TRENTON, NJ – Last week, the New Jersey Turnpike Authority, which falls under the umbrella of the Phil Murphy administration banned the practice of securing American flags over highway overpasses. The practice began back during Operation Desert Storm in 1990, but was revitalized in 2001 after Osama Bin Laden’s Al Qaeda backed terrorist organization attacked New York City and Washington, DC.
Thousands died during those attacks and countless thousands more have died in the years since. Soldiers, sailors and Marines have died in the nearly 20 years of warfare that have followed. Ground zero residents, firefighters and police have slowly been dying since the attack from airborne contaminant related illnesses.

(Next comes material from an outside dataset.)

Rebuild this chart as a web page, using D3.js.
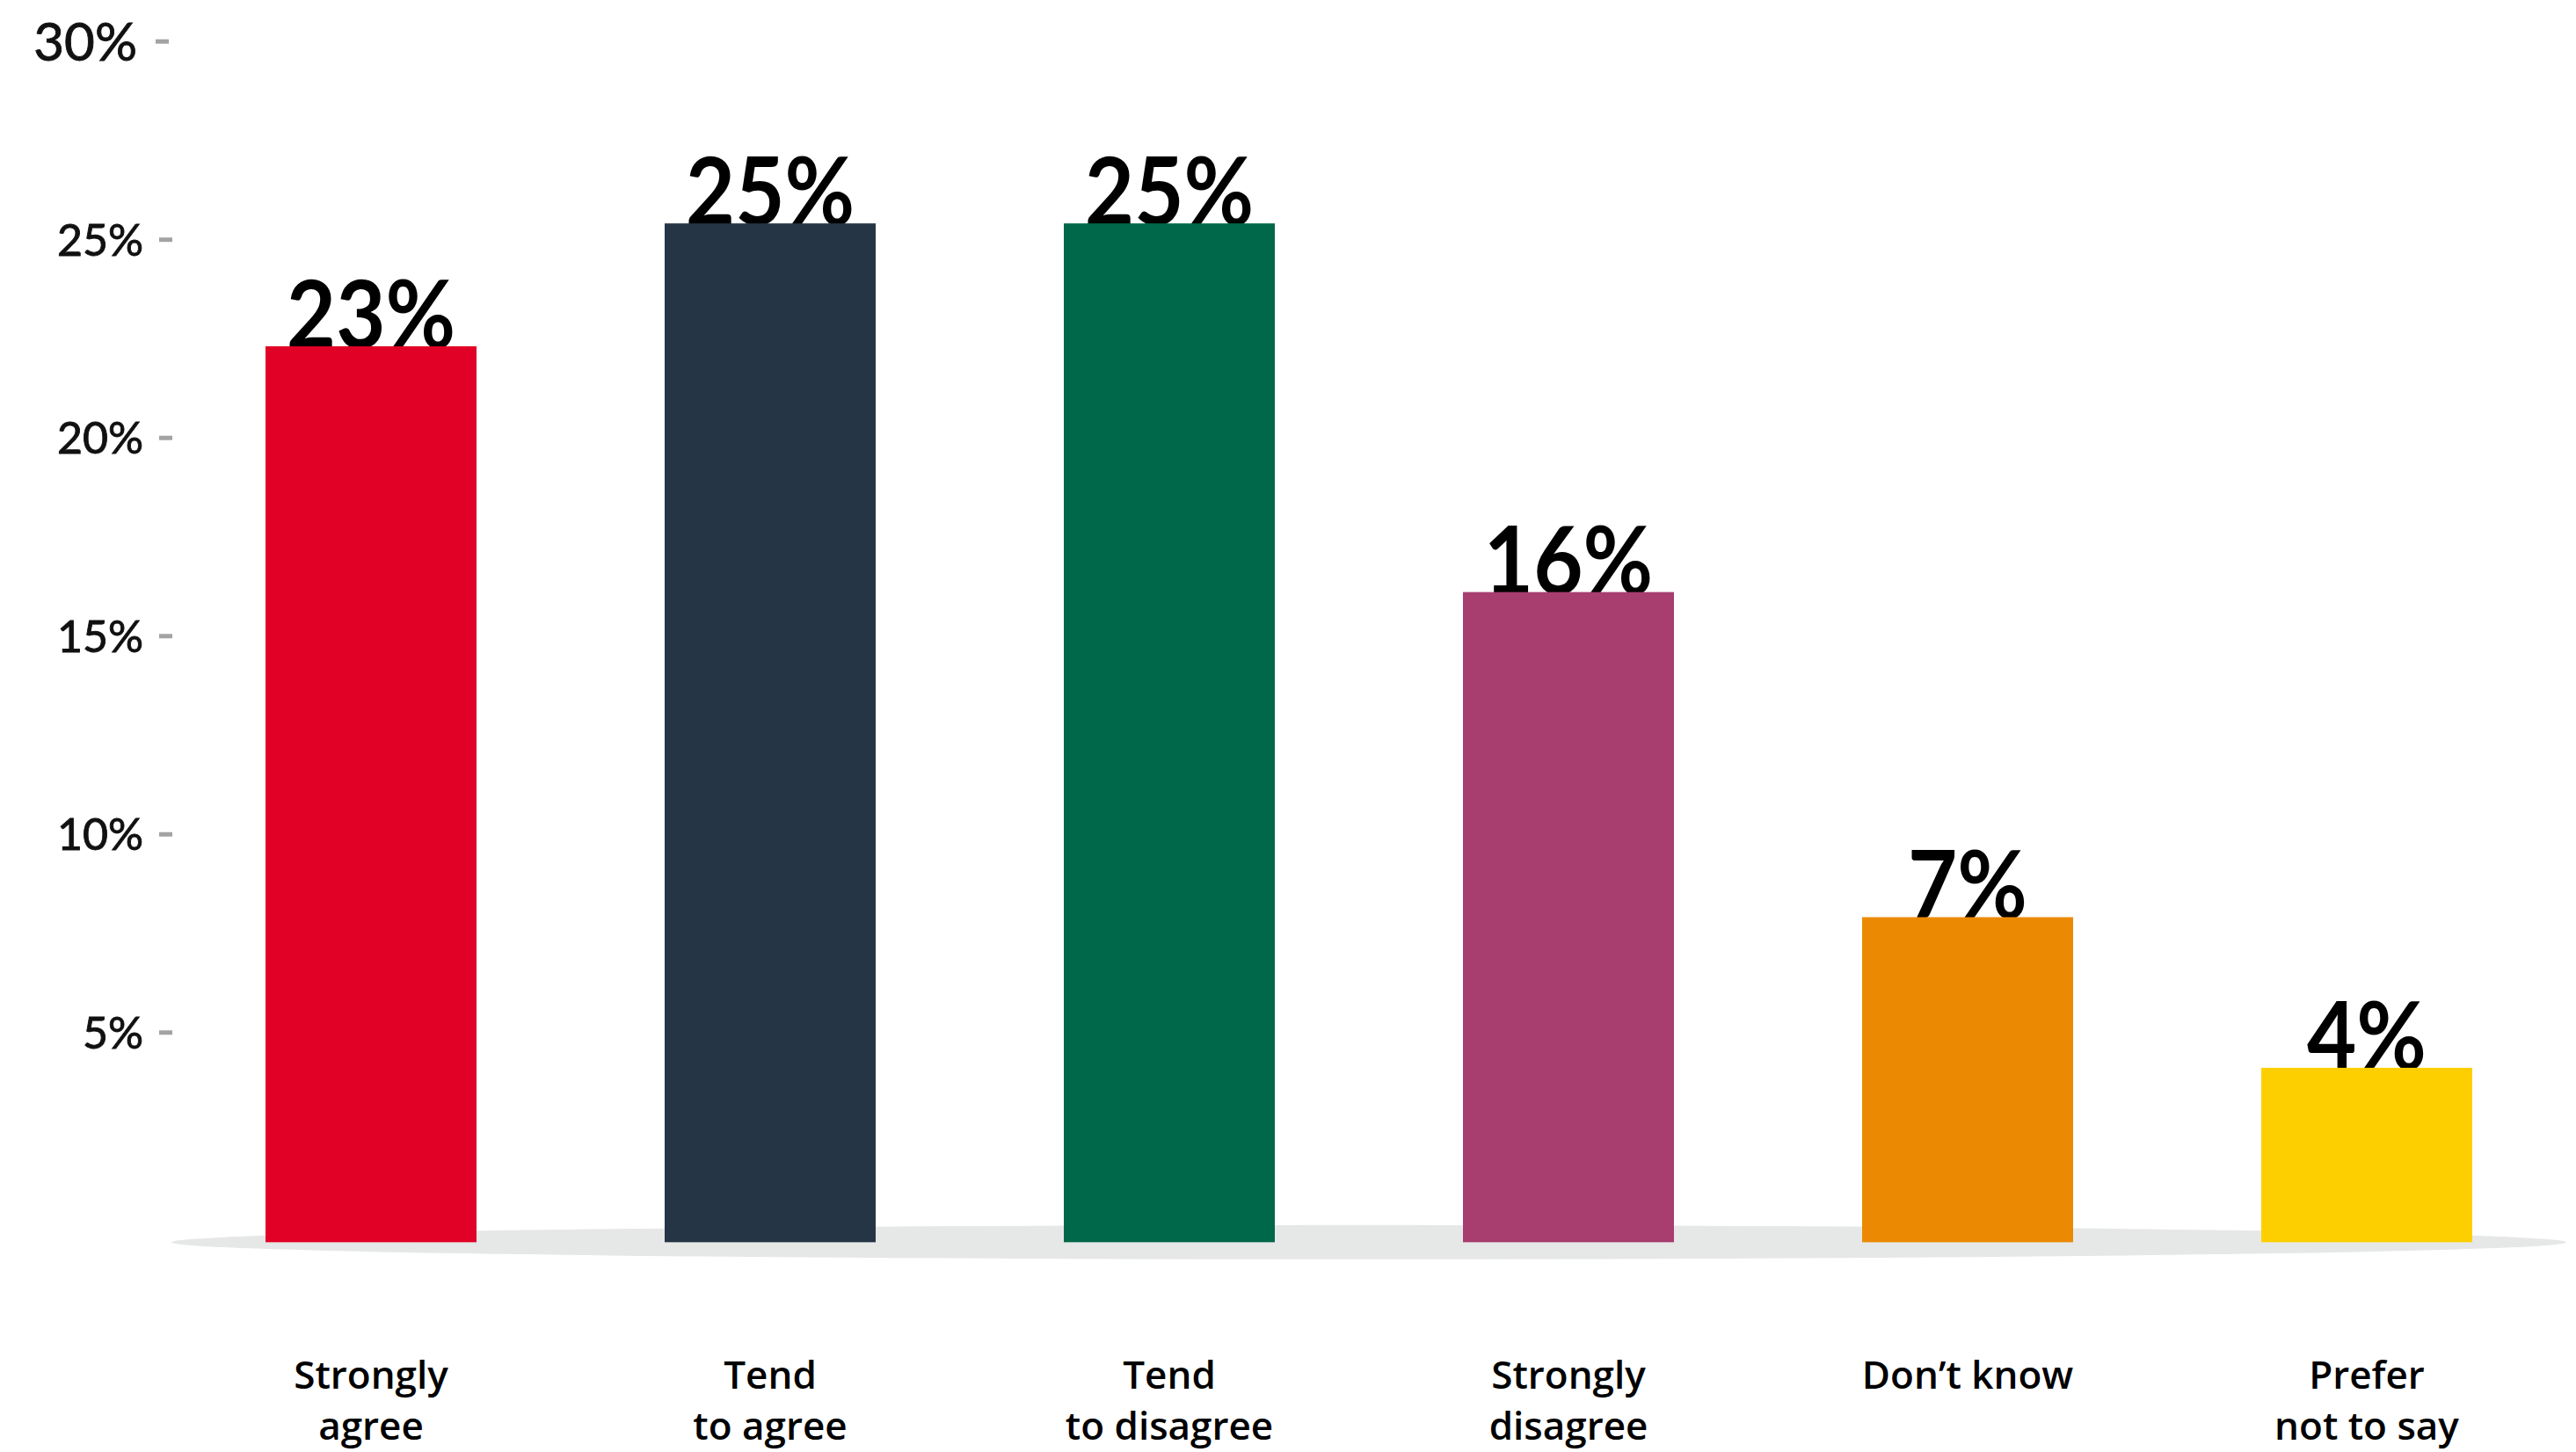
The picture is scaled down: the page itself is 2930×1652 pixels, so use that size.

The flags were installed after 9/11 as a show of patriotism against the cowardly attack against Americans in 2001.
The NJTPA not only took down the flags, but the agency also began to install signs warning that placing an American flag on an overpass is a crime in New Jersey.
The battle heated up in Woodbridge where hundreds of protesters stood up to the NJTPA this past weekend to show their support for the flags. In Robbinsville, the Robbinsville Police Department began replacing torn and tattered flags over Interstate 195 and the New Jersey Turnpike. Many of those flags have been in place since 9/11.
On Tuesday, Governor Murphy himself came to the defense of the American flag, at least for now.
“The Turnpike Authority was raised in an interview I did this morning. I didn’t like what I heard,” Murphy said. “You know, we are the greatest nation on Earth even though we’re far from perfect, and our flag represents that nation.”
Murphy said he asked that the NJTPA cancel its ongoing effort to remove the American flags and replace them with warning signs. Murphy signaled that he may eventually lean towards the NJTPA decision that claims the flags are a road hazard, distracting drivers.
“After I got off the call, we spoke to the team and at least for the time being, the Turnpike Authority has suspended doing that until we find a good way forward,” Murphy added. “As I mentioned in the interview this morning, if there’s some safety or distraction element from some other type of signage, which I suspect what this is, not our American flag but some other signage, I want to make sure that I’m not promulgating something that’s unsafe.”
For now, the flags may stay, but Murphy eluded to plans being in the works to replace them with something else.
“But I think we should be proud of our flag at every step, again, even though we have a long way to go to perfect our union. I stand with the flag. They’ve suspended that for the time being, until we can find a good way forward,” Murphy said.